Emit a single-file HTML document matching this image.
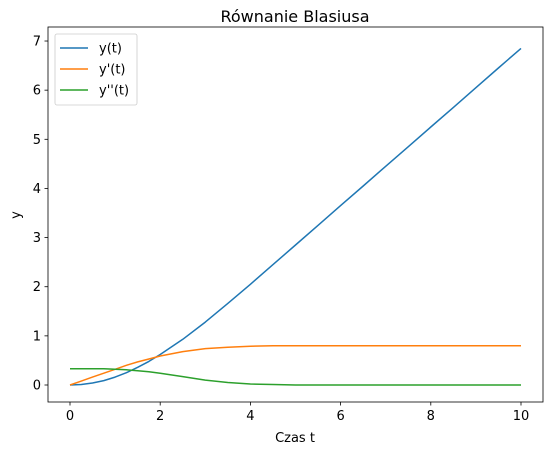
<!DOCTYPE html>
<html><head><meta charset="utf-8"><style>
body{margin:0;background:#fff;font-family:"Liberation Sans","DejaVu Sans",sans-serif}
text{font-family:"DejaVu Sans","Liberation Sans",sans-serif}
</style></head><body>
<svg id="c" width="554" height="455" xmlns="http://www.w3.org/2000/svg"></svg>
<script>
const tVals=[0,0.25,0.5,0.75,1,1.25,1.5,1.75,2,2.5,3,3.5,4,4.5,5,5.5,6,6.5,7,7.5,8,8.5,9,9.5,10];
const yVals=[0,0.01,0.04,0.09,0.16,0.25,0.36,0.48,0.62,0.93,1.28,1.66,2.05,2.45,2.85,3.25,3.65,4.05,4.45,4.85,5.25,5.65,6.05,6.45,6.85];
const ypVals=[0,0.08,0.16,0.24,0.32,0.40,0.47,0.53,0.59,0.68,0.74,0.77,0.79,0.80,0.80,0.80,0.80,0.80,0.80,0.80,0.80,0.80,0.80,0.80,0.80];
const yppVals=[0.33,0.33,0.33,0.33,0.32,0.31,0.29,0.27,0.24,0.17,0.10,0.05,0.02,0.01,0,0,0,0,0,0,0,0,0,0,0];
const xTicks=[0,2,4,6,8,10];
const yTicks=[0,1,2,3,4,5,6,7];
const seriesNames=["y(t)","y'(t)","y''(t)"];
const colors=["#1f77b4","#ff7f0e","#2ca02c"];
const NS="http://www.w3.org/2000/svg",svg=document.getElementById('c');
const L=48,R=543,T=27,B=402;
const X=v=>70+v*45.1, Y=v=>385-v*49.14;
function mk(tag,a,txt){const e=document.createElementNS(NS,tag);for(const k in a)e.setAttribute(k,a[k]);if(txt!==undefined)e.textContent=txt;svg.appendChild(e);return e;}
[yVals,ypVals,yppVals].forEach((s,i)=>{
 const p=mk('path',{d:s.map((v,j)=>(j?'L':'M')+X(tVals[j]).toFixed(1)+' '+Y(v).toFixed(1)).join(''),fill:'none',stroke:colors[i],'stroke-width':1.5,'stroke-linejoin':'round'});
 
 
});
const fr=mk('rect',{x:L,y:T,width:R-L,height:B-T,fill:'none',stroke:'#000','stroke-width':0.8});

xTicks.forEach(v=>{mk('line',{x1:X(v),x2:X(v),y1:B,y2:B+3.5,stroke:'#000','stroke-width':0.8});
 const t=mk('text',{x:X(v),y:B+18,'font-size':13,'text-anchor':'middle'},v);});
yTicks.forEach(v=>{mk('line',{x1:L-3.5,x2:L,y1:Y(v),y2:Y(v),stroke:'#000','stroke-width':0.8});
 const t=mk('text',{x:L-7,y:Y(v)+4.5,'font-size':13,'text-anchor':'end'},v);});
let e=mk('text',{x:295,y:22,'font-size':16,'text-anchor':'middle'},'Równanie Blasiusa');
e=mk('text',{x:295,y:442,'font-size':13,'text-anchor':'middle'},'Czas t');
e=mk('text',{x:20,y:215,'font-size':13,'text-anchor':'middle',transform:'rotate(-90 20 215)'},'y');
e=mk('rect',{x:55,y:34,width:82,height:71,rx:2,fill:'#fff',stroke:'#ccc','stroke-width':0.8});
seriesNames.forEach((n,i)=>{const yy=48+i*21;
 mk('line',{x1:60,x2:88,y1:yy,y2:yy,stroke:colors[i],'stroke-width':1.5});
 const t=mk('text',{x:99,y:yy+4.5,'font-size':13},n);});
</script>
</body></html>
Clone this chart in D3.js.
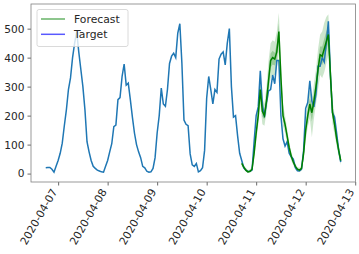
<!DOCTYPE html>
<html lang="en">
<head>
  <meta charset="UTF-8">
  <title>Forecast vs Target</title>
  <script src="https://d3js.org/d3.v7.min.js"></script>
  <style>
    body { margin: 0; background: #fff; }
    svg { display: block; }
    text { font-family: "DejaVu Sans", sans-serif; fill: #262626; }
  </style>
</head>
<body>
  <svg width="359" height="254"></svg>

  <script>
    const width = 359, height = 254;

    // hourly series, first point 2020-04-06 18:00
    const startTime = "2020-04-06T18:00:00";
    const target = [
      20, 21, 21, 15, 5, 25, 45, 70, 105, 165, 220, 290, 330, 400, 450, 490, 420, 360, 300, 220,
      110, 75, 45, 25, 18, 12, 9, 6, 5, 25, 45, 75, 103, 162, 167, 255, 262, 335, 378, 305,
      312, 255, 195, 140, 100, 75, 55, 25, 20, 8, 5, 6, 18, 55, 140, 200, 295, 240, 232, 290,
      380, 405, 415, 400, 485, 517, 380, 185, 170, 165, 68, 30, 25, 35, 6, 10, 20, 80, 260, 335,
      290, 240, 290, 280, 395, 412, 420, 375, 450, 500, 300, 195, 200, 130, 70, 45, 20, 12, 7, 8,
      12, 110, 200, 230, 355, 240, 195, 245, 285, 290, 340, 310, 390, 390, 200, 120, 95, 110, 70, 58,
      50, 20, 10, 9, 15, 80, 225, 245, 320, 250, 230, 275, 370, 370, 400, 385, 450, 525, 340, 210,
      195, 140, 80, 40
    ];

    // forecast starts at index 95 of the series
    const forecastStart = 95;
    const median = [
      35, 22, 12, 6, 8, 15, 70, 140, 200, 290, 215, 200, 250, 320, 390, 400, 395, 420, 490, 330,
      200, 170, 130, 90, 60, 40, 25, 15, 12, 18, 70, 150, 200, 240, 210, 250, 300, 360, 410, 405,
      430, 455, 480, 340, 210, 170, 120, 80, 45
    ];
    const low90 = [
      25, 15, 6, 2, 3, 8, 50, 110, 165, 240, 170, 165, 210, 270, 330, 340, 340, 360, 420, 280,
      165, 140, 105, 70, 45, 28, 15, 8, 6, 10, 50, 115, 160, 190, 125, 190, 240, 290, 340, 330,
      350, 380, 410, 280, 170, 135, 95, 60, 30
    ];
    const high90 = [
      45, 30, 20, 12, 14, 25, 95, 170, 240, 340, 260, 240, 300, 390, 450, 460, 455, 490, 555, 390,
      240, 200, 155, 110, 75, 52, 35, 22, 20, 28, 95, 185, 250, 290, 260, 310, 360, 430, 480, 490,
      520, 540, 550, 400, 250, 205, 145, 100, 60
    ];
    const low50 = [
      31, 19, 9, 4, 6, 12, 62, 128, 186, 270, 197, 186, 234, 297, 366, 376, 373, 394, 462, 310,
      186, 158, 120, 82, 54, 35, 21, 12, 9, 15, 62, 136, 182, 220, 180, 226, 276, 332, 382, 375,
      398, 425, 452, 316, 194, 156, 110, 72, 39
    ];
    const high50 = [
      39, 25, 15, 8, 10, 18, 80, 152, 216, 310, 233, 216, 270, 348, 414, 424, 417, 448, 518, 352,
      216, 182, 140, 98, 66, 45, 29, 18, 15, 21, 80, 164, 220, 260, 240, 274, 324, 388, 438, 438,
      465, 490, 508, 366, 226, 184, 130, 88, 51
    ];

    const legendLabels = ["Forecast", "Target"];
    const tickDays = ["2020-04-07", "2020-04-08", "2020-04-09", "2020-04-10", "2020-04-11", "2020-04-12", "2020-04-13"];

    const parse = d3.timeParse("%Y-%m-%dT%H:%M:%S");
    const t0 = parse(startTime);
    const hour = 3600 * 1000;
    const timeAt = i => new Date(t0.getTime() + i * hour);

    const targetData = target.map((v, i) => ({ t: timeAt(i), v }));
    const fcData = median.map((v, i) => ({
      t: timeAt(forecastStart + i), v,
      lo90: low90[i], hi90: high90[i], lo50: low50[i], hi50: high50[i]
    }));

    const margin = { left: 31, right: 3.5, top: 4, bottom: 72 };
    const pad = (target.length - 1) * 0.05 * hour;
    const x = d3.scaleTime()
      .domain([new Date(t0.getTime() - pad), new Date(timeAt(target.length - 1).getTime() + pad)])
      .range([margin.left, width - margin.right]);
    const y = d3.scaleLinear()
      .domain([-29, 585])
      .range([height - margin.bottom, margin.top]);

    const svg = d3.select("svg");

    // confidence bands
    const band = (lo, hi) => d3.area().x(d => x(d.t)).y0(d => y(d[lo])).y1(d => y(d[hi]));
    svg.append("path").datum(fcData)
      .attr("d", band("lo90", "hi90"))
      .attr("fill", "green").attr("fill-opacity", 0.2);
    svg.append("path").datum(fcData)
      .attr("d", band("lo50", "hi50"))
      .attr("fill", "green").attr("fill-opacity", 0.25);

    const line = d3.line().x(d => x(d.t)).y(d => y(d.v));

    svg.append("path").datum(targetData)
      .attr("d", line)
      .attr("fill", "none").attr("stroke", "#1f77b4").attr("stroke-width", 1.5);

    svg.append("path").datum(fcData)
      .attr("d", line)
      .attr("fill", "none").attr("stroke", "green").attr("stroke-width", 1.5);

    // axes
    const xAxis = d3.axisBottom(x)
      .tickValues(tickDays.map(d3.timeParse("%Y-%m-%d")))
      .tickFormat(d3.timeFormat("%Y-%m-%d"))
      .tickSize(3.5).tickPadding(3);
    const gx = svg.append("g")
      .attr("transform", `translate(0,${height - margin.bottom})`)
      .call(xAxis);
    gx.selectAll("text")
      .attr("font-size", 10.8)
      .attr("text-anchor", "end")
      .attr("dy", null)
      .attr("y", 0)
      .attr("transform", "translate(-1,9.5) rotate(-60)");

    const yAxis = d3.axisLeft(y).tickValues([0, 100, 200, 300, 400, 500]).tickSize(3.5).tickPadding(3);
    const gy = svg.append("g")
      .attr("transform", `translate(${margin.left},0)`)
      .call(yAxis);
    gy.selectAll("text").attr("font-size", 10.6);

    [gx, gy].forEach(g => {
      g.select(".domain").remove();
      g.selectAll(".tick line").attr("stroke", "#444").attr("stroke-width", 0.8);
    });

    // frame
    svg.append("rect")
      .attr("x", margin.left).attr("y", margin.top)
      .attr("width", width - margin.right - margin.left)
      .attr("height", height - margin.bottom - margin.top)
      .attr("fill", "none").attr("stroke", "#808080").attr("stroke-width", 0.8);

    // legend
    const lg = svg.append("g").attr("transform", "translate(37,9.5)");
    lg.append("rect")
      .attr("width", 91).attr("height", 37).attr("rx", 2)
      .attr("fill", "#fff").attr("fill-opacity", 0.8)
      .attr("stroke", "#d0d0d0").attr("stroke-width", 0.8);
    const legendColors = ["rgba(0,128,0,0.6)", "rgba(0,0,255,0.65)"];
    legendLabels.forEach((lab, i) => {
      const yy = 9.5 + i * 15.3;
      lg.append("line")
        .attr("x1", 4).attr("x2", 28).attr("y1", yy).attr("y2", yy)
        .attr("stroke", legendColors[i]).attr("stroke-width", 1.5);
      lg.append("text")
        .attr("x", 37).attr("y", yy).attr("dy", "0.35em")
        .attr("font-size", 10.8).text(lab);
    });
  </script>
</body>
</html>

========================================

Challenge
Exclude any pictures, and restate word for word the lines from the one containing "Clone this chart in D3.js." through the one containing "const width = 359, height = 254;", both included.

Answer to this task
Clone this chart in D3.js.
<!DOCTYPE html>
<html lang="en">
<head>
  <meta charset="UTF-8">
  <title>Forecast vs Target</title>
  <script src="https://d3js.org/d3.v7.min.js"></script>
  <style>
    body { margin: 0; background: #fff; }
    svg { display: block; }
    text { font-family: "DejaVu Sans", sans-serif; fill: #262626; }
  </style>
</head>
<body>
  <svg width="359" height="254"></svg>

  <script>
    const width = 359, height = 254;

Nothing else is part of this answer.